# Supplied records
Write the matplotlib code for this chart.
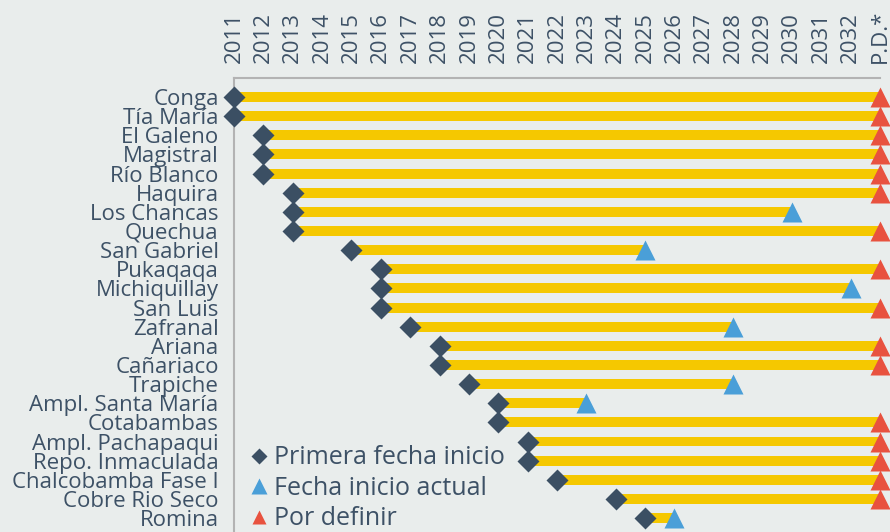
import matplotlib
matplotlib.use("Agg")
from matplotlib import pyplot as plt
from matplotlib.lines import Line2D

# datos: proyecto, primera fecha de inicio, fecha inicio actual (None = por definir)
proyectos = ["Conga", "Tía María", "El Galeno", "Magistral", "Río Blanco", "Haquira",
             "Los Chancas", "Quechua", "San Gabriel", "Pukaqaqa", "Michiquillay",
             "San Luis", "Zafranal", "Ariana", "Cañariaco", "Trapiche",
             "Ampl. Santa María", "Cotabambas", "Ampl. Pachapaqui", "Repo. Inmaculada",
             "Chalcobamba Fase I", "Cobre Rio Seco", "Romina"]
primera = [2011, 2011, 2012, 2012, 2012, 2013, 2013, 2013, 2015, 2016, 2016, 2016,
           2017, 2018, 2018, 2019, 2020, 2020, 2021, 2021, 2022, 2024, 2025]
actual = [None, None, None, None, None, None, 2030, None, 2025, None, 2032, None,
          2028, None, None, 2028, 2023, None, None, None, None, None, 2026]
anios = list(range(2011, 2033))
ticks_lbl = [str(a) for a in anios] + ["P.D.*"]

FONDO = "#e9edec"
TXT = "#3d5166"
AMARILLO = "#f5c800"
DIAMANTE = "#3b4f63"
AZUL = "#4a9fd8"
ROJO = "#e8523f"

plt.rcParams["font.family"] = ["Open Sans", "DejaVu Sans"]

fig = plt.figure(figsize=(8.9, 5.32), dpi=100, facecolor=FONDO)
ax = fig.add_axes([234 / 890, 0, 1 - 234 / 890, 1 - 78 / 532])
ax.set_facecolor(FONDO)

pd_x = len(anios)  # posicion de "P.D."
for i in range(len(proyectos)):
    x0 = primera[i] - 2011
    if actual[i] is None:
        x1 = pd_x
        col = ROJO
    else:
        x1 = actual[i] - 2011
        col = AZUL
    ax.barh(i, x1 - x0, left=x0, height=0.52, color=AMARILLO, zorder=2)
    ax.plot(x1, i, marker="^", ms=14.5, color=col, mec="none", zorder=3, clip_on=False)
    ax.plot(x0, i, marker="D", ms=11, color=DIAMANTE, mec="none", zorder=4, clip_on=False)

ax.set_xlim(0, (890 - 234) / 29.36)
ax.set_ylim((532 - 97) / 19.14, -(97 - 78) / 19.14)

ax.set_yticks(range(len(proyectos)))
ax.set_yticklabels(proyectos, fontsize=16, color=TXT)
ax.xaxis.tick_top()
ax.set_xticks(range(len(ticks_lbl)))
ax.set_xticklabels(ticks_lbl, rotation=90, fontsize=16, color=TXT)
ax.tick_params(axis="both", length=0)
ax.tick_params(axis="y", pad=11)
ax.tick_params(axis="x", pad=11)

for s in ["top", "right", "bottom"]:
    ax.spines[s].set_visible(False)
ax.spines["left"].set_color("#b3b3b3")
ax.spines["left"].set_linewidth(1.5)
ax.plot([0, pd_x], [ax.get_ylim()[1]] * 2, color="#b3b3b3", lw=1.5, clip_on=False, zorder=1)

handles = [
    Line2D([], [], marker="D", ls="none", ms=8, color=DIAMANTE, mec="none"),
    Line2D([], [], marker="^", ls="none", ms=11, color=AZUL, mec="none"),
    Line2D([], [], marker="^", ls="none", ms=10, color=ROJO, mec="none"),
]
ax.legend(handles, ["Primera fecha inicio", "Fecha inicio actual", "Por definir"],
          loc="lower left", bbox_to_anchor=(-0.012, -0.037), frameon=False,
          fontsize=18, labelcolor=TXT, handletextpad=0.0, labelspacing=0.22,
          handlelength=1.2, borderaxespad=0.3)

fig.savefig("out.png", dpi=100, facecolor=FONDO)
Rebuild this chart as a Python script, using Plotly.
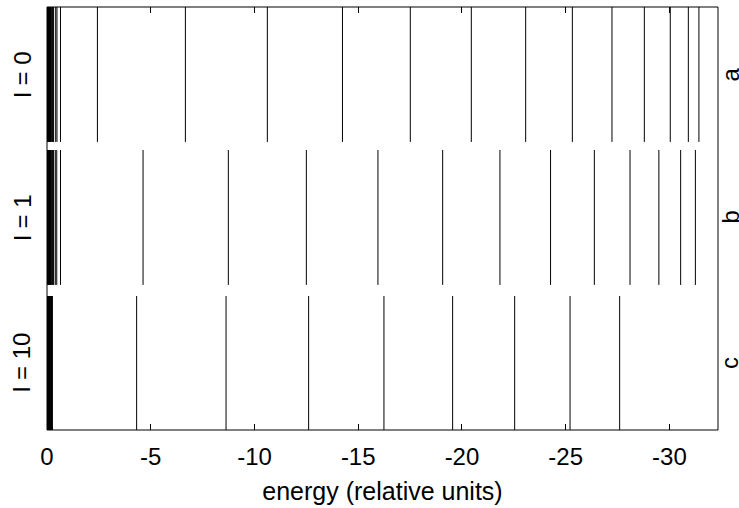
import plotly.graph_objects as go
from plotly.subplots import make_subplots

# Energy levels (relative units)
levels_l0 = [0.0, -0.02, -0.04, -0.06, -0.08, -0.10, -0.12, -0.14, -0.17, -0.20,
             -0.23, -0.26, -0.29, -0.32, -0.42, -0.48, -0.65,
             -2.43, -6.67, -10.62, -14.24, -17.51, -20.45, -23.07, -25.32,
             -27.23, -28.79, -30.04, -30.91, -31.42]
levels_l1 = [0.0, -0.02, -0.04, -0.06, -0.08, -0.10, -0.12, -0.14, -0.17, -0.20,
             -0.23, -0.26, -0.29, -0.32, -0.40, -0.47, -0.65,
             -4.63, -8.74, -12.50, -15.95, -19.07, -21.83, -24.27, -26.38,
             -28.10, -29.49, -30.54, -31.25]
levels_l10 = [0.0, -0.02, -0.04, -0.06, -0.08, -0.10, -0.12, -0.14, -0.16, -0.18,
              -0.20, -0.22, -0.24, -0.26,
              -4.32, -8.63, -12.61, -16.24, -19.55, -22.54, -25.21, -27.60]

panel_levels = [levels_l0, levels_l1, levels_l10]
panel_left_labels = ["l = 0", "l = 1", "l = 10"]
panel_right_labels = ["a", "b", "c"]

tick_values = [0, -5, -10, -15, -20, -25, -30]
tick_labels = ["0", "-5", "-10", "-15", "-20", "-25", "-30"]
x_title = "energy (relative units)"
x_range = [0.0, -32.34]

FONT = "Liberation Sans, Arial, sans-serif"
FS = 24

fig = make_subplots(rows=3, cols=1, shared_xaxes=True, vertical_spacing=0.02)

for i, levels in enumerate(panel_levels):
    xs, ys = [], []
    for e in levels:
        xs += [e, e, None]
        ys += [0, 1, None]
    fig.add_trace(go.Scatter(x=xs, y=ys, mode="lines",
                             line=dict(color="black", width=1),
                             hoverinfo="skip", showlegend=False),
                  row=i + 1, col=1)

domains = [[0.681, 1.0], [0.343, 0.662], [0.0, 0.317]]
for i in range(3):
    yname = "yaxis" if i == 0 else f"yaxis{i+1}"
    fig.layout[yname].update(domain=domains[i], range=[0, 1], visible=False, fixedrange=True)
    xname = "xaxis" if i == 0 else f"xaxis{i+1}"
    fig.layout[xname].update(range=x_range, autorange=False, showgrid=False,
                             zeroline=False, showline=False, tickvals=tick_values,
                             ticktext=tick_labels, ticks="inside", ticklen=6,
                             tickcolor="black", tickwidth=1,
                             showticklabels=False, fixedrange=True)

fig.layout.xaxis.update(side="top")
fig.layout.xaxis2.update(ticks="")
fig.layout.xaxis3.update(showticklabels=True, ticklabelstandoff=10,
                         tickfont=dict(family=FONT, size=FS, color="black"),
                         title=dict(text=x_title, font=dict(family=FONT, size=25, color="black"),
                                    standoff=13))

annotations = []
for i in range(3):
    yc = (domains[i][0] + domains[i][1]) / 2
    annotations.append(dict(text=panel_left_labels[i], xref="paper", yref="paper",
                            x=0, y=yc, xshift=-25, xanchor="center", yanchor="middle",
                            textangle=-90, showarrow=False,
                            font=dict(family=FONT, size=FS, color="black")))
    annotations.append(dict(text=panel_right_labels[i], xref="paper", yref="paper",
                            x=1, y=yc, xshift=12, xanchor="center", yanchor="middle",
                            textangle=-90, showarrow=False,
                            font=dict(family=FONT, size=FS, color="black")))

fig.update_layout(
    width=739, height=508,
    margin=dict(l=47, r=21, t=7, b=78),
    plot_bgcolor="white", paper_bgcolor="white",
    annotations=annotations,
    shapes=[dict(type="rect", xref="paper", yref="paper", x0=0, x1=1, y0=0, y1=1,
                 line=dict(color="black", width=1), layer="above")],
)

fig.write_html("out.html", config={"displayModeBar": False},
               post_script="document.body.style.margin='0';")
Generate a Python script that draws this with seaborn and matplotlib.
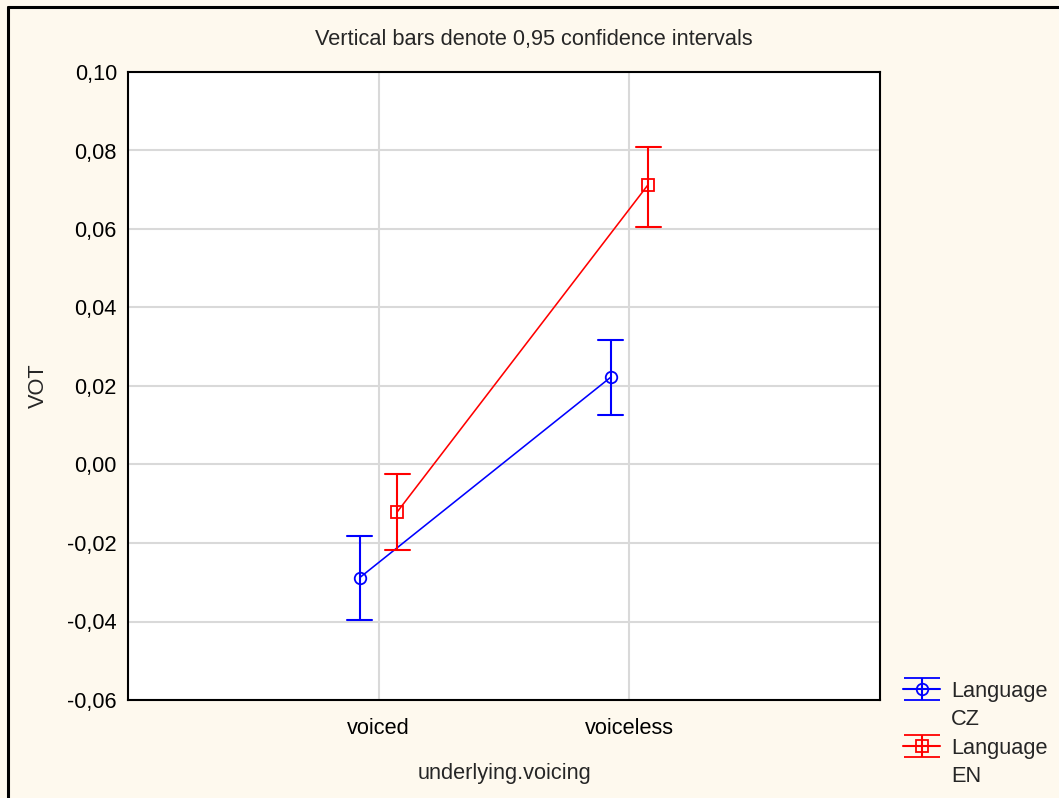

# Work instructions
Copy the whole of the material above exactly, but not its images.

# Task response
Write the matplotlib code for this chart.
import matplotlib
matplotlib.use("Agg")
from matplotlib import pyplot as plt
from matplotlib.lines import Line2D

# datos: proyecto, primera fecha de inicio, fecha inicio actual (None = por definir)
proyectos = ["Conga", "Tía María", "El Galeno", "Magistral", "Río Blanco", "Haquira",
             "Los Chancas", "Quechua", "San Gabriel", "Pukaqaqa", "Michiquillay",
             "San Luis", "Zafranal", "Ariana", "Cañariaco", "Trapiche",
             "Ampl. Santa María", "Cotabambas", "Ampl. Pachapaqui", "Repo. Inmaculada",
             "Chalcobamba Fase I", "Cobre Rio Seco", "Romina"]
primera = [2011, 2011, 2012, 2012, 2012, 2013, 2013, 2013, 2015, 2016, 2016, 2016,
           2017, 2018, 2018, 2019, 2020, 2020, 2021, 2021, 2022, 2024, 2025]
actual = [None, None, None, None, None, None, 2030, None, 2025, None, 2032, None,
          2028, None, None, 2028, 2023, None, None, None, None, None, 2026]
anios = list(range(2011, 2033))
ticks_lbl = [str(a) for a in anios] + ["P.D.*"]

FONDO = "#e9edec"
TXT = "#3d5166"
AMARILLO = "#f5c800"
DIAMANTE = "#3b4f63"
AZUL = "#4a9fd8"
ROJO = "#e8523f"

plt.rcParams["font.family"] = ["Open Sans", "DejaVu Sans"]

fig = plt.figure(figsize=(8.9, 5.32), dpi=100, facecolor=FONDO)
ax = fig.add_axes([234 / 890, 0, 1 - 234 / 890, 1 - 78 / 532])
ax.set_facecolor(FONDO)

pd_x = len(anios)  # posicion de "P.D."
for i in range(len(proyectos)):
    x0 = primera[i] - 2011
    if actual[i] is None:
        x1 = pd_x
        col = ROJO
    else:
        x1 = actual[i] - 2011
        col = AZUL
    ax.barh(i, x1 - x0, left=x0, height=0.52, color=AMARILLO, zorder=2)
    ax.plot(x1, i, marker="^", ms=14.5, color=col, mec="none", zorder=3, clip_on=False)
    ax.plot(x0, i, marker="D", ms=11, color=DIAMANTE, mec="none", zorder=4, clip_on=False)

ax.set_xlim(0, (890 - 234) / 29.36)
ax.set_ylim((532 - 97) / 19.14, -(97 - 78) / 19.14)

ax.set_yticks(range(len(proyectos)))
ax.set_yticklabels(proyectos, fontsize=16, color=TXT)
ax.xaxis.tick_top()
ax.set_xticks(range(len(ticks_lbl)))
ax.set_xticklabels(ticks_lbl, rotation=90, fontsize=16, color=TXT)
ax.tick_params(axis="both", length=0)
ax.tick_params(axis="y", pad=11)
ax.tick_params(axis="x", pad=11)

for s in ["top", "right", "bottom"]:
    ax.spines[s].set_visible(False)
ax.spines["left"].set_color("#b3b3b3")
ax.spines["left"].set_linewidth(1.5)
ax.plot([0, pd_x], [ax.get_ylim()[1]] * 2, color="#b3b3b3", lw=1.5, clip_on=False, zorder=1)

handles = [
    Line2D([], [], marker="D", ls="none", ms=8, color=DIAMANTE, mec="none"),
    Line2D([], [], marker="^", ls="none", ms=11, color=AZUL, mec="none"),
    Line2D([], [], marker="^", ls="none", ms=10, color=ROJO, mec="none"),
]
ax.legend(handles, ["Primera fecha inicio", "Fecha inicio actual", "Por definir"],
          loc="lower left", bbox_to_anchor=(-0.012, -0.037), frameon=False,
          fontsize=18, labelcolor=TXT, handletextpad=0.0, labelspacing=0.22,
          handlelength=1.2, borderaxespad=0.3)

fig.savefig("out.png", dpi=100, facecolor=FONDO)
Rebuild this chart as a Python script, using Plotly.
import plotly.graph_objects as go
from plotly.subplots import make_subplots

# Energy levels (relative units)
levels_l0 = [0.0, -0.02, -0.04, -0.06, -0.08, -0.10, -0.12, -0.14, -0.17, -0.20,
             -0.23, -0.26, -0.29, -0.32, -0.42, -0.48, -0.65,
             -2.43, -6.67, -10.62, -14.24, -17.51, -20.45, -23.07, -25.32,
             -27.23, -28.79, -30.04, -30.91, -31.42]
levels_l1 = [0.0, -0.02, -0.04, -0.06, -0.08, -0.10, -0.12, -0.14, -0.17, -0.20,
             -0.23, -0.26, -0.29, -0.32, -0.40, -0.47, -0.65,
             -4.63, -8.74, -12.50, -15.95, -19.07, -21.83, -24.27, -26.38,
             -28.10, -29.49, -30.54, -31.25]
levels_l10 = [0.0, -0.02, -0.04, -0.06, -0.08, -0.10, -0.12, -0.14, -0.16, -0.18,
              -0.20, -0.22, -0.24, -0.26,
              -4.32, -8.63, -12.61, -16.24, -19.55, -22.54, -25.21, -27.60]

panel_levels = [levels_l0, levels_l1, levels_l10]
panel_left_labels = ["l = 0", "l = 1", "l = 10"]
panel_right_labels = ["a", "b", "c"]

tick_values = [0, -5, -10, -15, -20, -25, -30]
tick_labels = ["0", "-5", "-10", "-15", "-20", "-25", "-30"]
x_title = "energy (relative units)"
x_range = [0.0, -32.34]

FONT = "Liberation Sans, Arial, sans-serif"
FS = 24

fig = make_subplots(rows=3, cols=1, shared_xaxes=True, vertical_spacing=0.02)

for i, levels in enumerate(panel_levels):
    xs, ys = [], []
    for e in levels:
        xs += [e, e, None]
        ys += [0, 1, None]
    fig.add_trace(go.Scatter(x=xs, y=ys, mode="lines",
                             line=dict(color="black", width=1),
                             hoverinfo="skip", showlegend=False),
                  row=i + 1, col=1)

domains = [[0.681, 1.0], [0.343, 0.662], [0.0, 0.317]]
for i in range(3):
    yname = "yaxis" if i == 0 else f"yaxis{i+1}"
    fig.layout[yname].update(domain=domains[i], range=[0, 1], visible=False, fixedrange=True)
    xname = "xaxis" if i == 0 else f"xaxis{i+1}"
    fig.layout[xname].update(range=x_range, autorange=False, showgrid=False,
                             zeroline=False, showline=False, tickvals=tick_values,
                             ticktext=tick_labels, ticks="inside", ticklen=6,
                             tickcolor="black", tickwidth=1,
                             showticklabels=False, fixedrange=True)

fig.layout.xaxis.update(side="top")
fig.layout.xaxis2.update(ticks="")
fig.layout.xaxis3.update(showticklabels=True, ticklabelstandoff=10,
                         tickfont=dict(family=FONT, size=FS, color="black"),
                         title=dict(text=x_title, font=dict(family=FONT, size=25, color="black"),
                                    standoff=13))

annotations = []
for i in range(3):
    yc = (domains[i][0] + domains[i][1]) / 2
    annotations.append(dict(text=panel_left_labels[i], xref="paper", yref="paper",
                            x=0, y=yc, xshift=-25, xanchor="center", yanchor="middle",
                            textangle=-90, showarrow=False,
                            font=dict(family=FONT, size=FS, color="black")))
    annotations.append(dict(text=panel_right_labels[i], xref="paper", yref="paper",
                            x=1, y=yc, xshift=12, xanchor="center", yanchor="middle",
                            textangle=-90, showarrow=False,
                            font=dict(family=FONT, size=FS, color="black")))

fig.update_layout(
    width=739, height=508,
    margin=dict(l=47, r=21, t=7, b=78),
    plot_bgcolor="white", paper_bgcolor="white",
    annotations=annotations,
    shapes=[dict(type="rect", xref="paper", yref="paper", x0=0, x1=1, y0=0, y1=1,
                 line=dict(color="black", width=1), layer="above")],
)

fig.write_html("out.html", config={"displayModeBar": False},
               post_script="document.body.style.margin='0';")
Generate a Python script that draws this with seaborn and matplotlib.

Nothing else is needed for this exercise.